What you need to know:
- Eight apparently co-ordinated explosions targeted Easter worshippers and high end hotels popular with international guests.
- Sri Lanka's small Christian minority -- just six percent of the 21 million-strong population -- has been targeted by violence in the past, but never to such brutal effect.
- There was no immediate claim of responsibility, but police said Monday 24 people had been arrested.
At least 290 are now known to have died in a series of bomb blasts that tore through churches and luxury hotels in Sri Lanka, in the worst violence to hit the island since its devastating civil war ended a decade ago.
Eight apparently co-ordinated explosions targeted Easter worshippers and high end hotels popular with international guests.
The horrific death toll, which has risen dramatically overnight, was given on Monday morning by a police spokesman, who said a further 500 people had been wounded.
The news came hours after it was revealed that an improvised bomb discovered at the main airport in Colombo had been defused.
A nationwide curfew imposed shortly after the blasts was lifted early Monday, with AFP journalists reporting a steady stream of people and tuk tuks on the streets of Negombo.
There was still a heavy security presence at the city's St Sebastien's Church, the scene of one of the devastating blasts.
Sri Lanka's small Christian minority -- just six percent of the 21 million-strong population -- has been targeted by violence in the past, but never to such brutal effect.
There was no immediate claim of responsibility, but police said Monday 24 people had been arrested. The government earlier said investigators would to look into whether the attackers had "overseas links".
The powerful blasts -- six in quick succession and then two more hours later -- wounded more than 450 people.
At least two of the explosions involved suicide bombers, including one who lined up at a hotel breakfast buffet before unleashing carnage.
The government said the dead included three Indians, three Britons, two from Turkey and one Portuguese national. Two people holding both British and US passports were also among the fatalities.
"Additionally, while nine foreign nationals are reported missing, there are 25 unidentified bodies believed to be of foreigners," the foreign ministry said.
Japan's foreign ministry said one of its nationals was among those who died.

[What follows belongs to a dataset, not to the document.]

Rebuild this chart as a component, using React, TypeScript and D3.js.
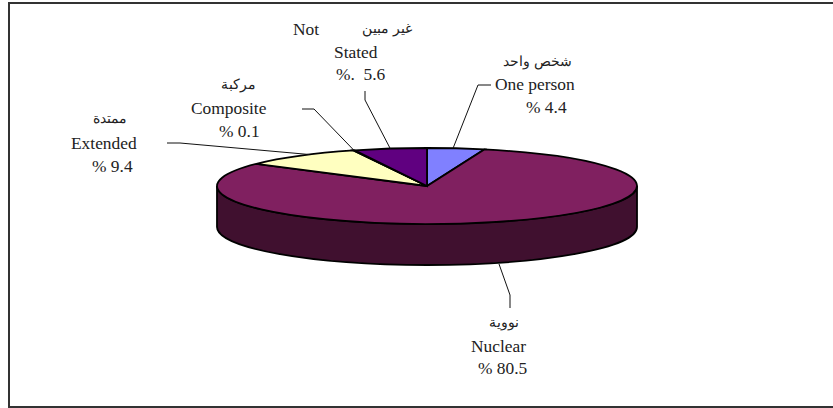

The churches targeted included the historic St Anthony's Shrine in Colombo, where the blast blew out much of the roof.
Bodies lay on the floor of the church, covered in patterned scarves and white sheets, some of them stained with blood.
Shattered roof tiles and shards of glass littered the floor, along with chunks of plaster blasted from the walls by the explosion.
Documents seen by AFP show that Sri Lanka's police chief Pujuth Jayasundara issued an intelligence alert to top officers 10 days ago, warning that suicide bombers planned to hit "prominent churches".
"A foreign intelligence agency has reported that the NTJ (National Thowheeth Jama'ath) is planning to carry out suicide attacks targeting prominent churches as well as the Indian high commission in Colombo," the alert said.
The NTJ is a radical Muslim group in Sri Lanka that was linked last year to the vandalisation of Buddhist statues.
Prime Minister Ranil Wickremesinghe acknowledged that "information was there" about possible attacks and that an investigation would look into "why adequate precautions were not taken".
Ethnic and religious violence has plagued Sri Lanka for decades, with a 37-year conflict with Tamil rebels followed by an upswing in recent years in clashes between the Buddhist majority and Muslims.
'RIVER OF BLOOD'
Sri Lanka's minister of economic reforms Harsha de Silva described "horrible scenes" at St Anthony's church.
"I saw many body parts strewn all over," he tweeted.
Witness N. A. Sumanapala was near the church when the blast happened.
"I ran inside to help. The priest came out and he was covered in blood," he told AFP. "It was a river of blood."
A second blast hit St Sebastian's Church during Easter Mass.
Gabriel, who declined to give his family name, said his brother was injured in the explosion, adding: "We don't want the country to go back to that dark past where we had to live in fear of suicide blasts all the time."
Soon after the first two church blasts, police confirmed that the Zion church in the east coast town of Batticaloa had been hit, along with three high-end hotels in the capital -- the Cinnamon Grand, the Shangri-La and the Kingsbury.
A manager at the Cinnamon Grand, near the prime minister's official residence in Colombo, said a suicide bomber blew himself up at the hotel's restaurant.
"He came up to the top of the queue and set off the blast," the manager said.
Later in the afternoon, two people died in a strike at a hotel in the south of Colombo, and a suicide bomber killed three police officers as they raided a house in a northern suburb of the city.
Wickremesinghe urged people to "hold our unity as Sri Lankans" and pledged to "wipe out this menace once and for all".
The archbishop of Colombo, Malcolm Ranjith, described the attackers as "animals" and called on authorities to "punish them mercilessly".
The attacks drew condemnation from around the world, including from US President Donald Trump and the pope.
Embassies in the capital warned citizens to stay inside, while there were chaotic scenes at Colombo airport as travellers formed huge lines at the only taxi counter that was open.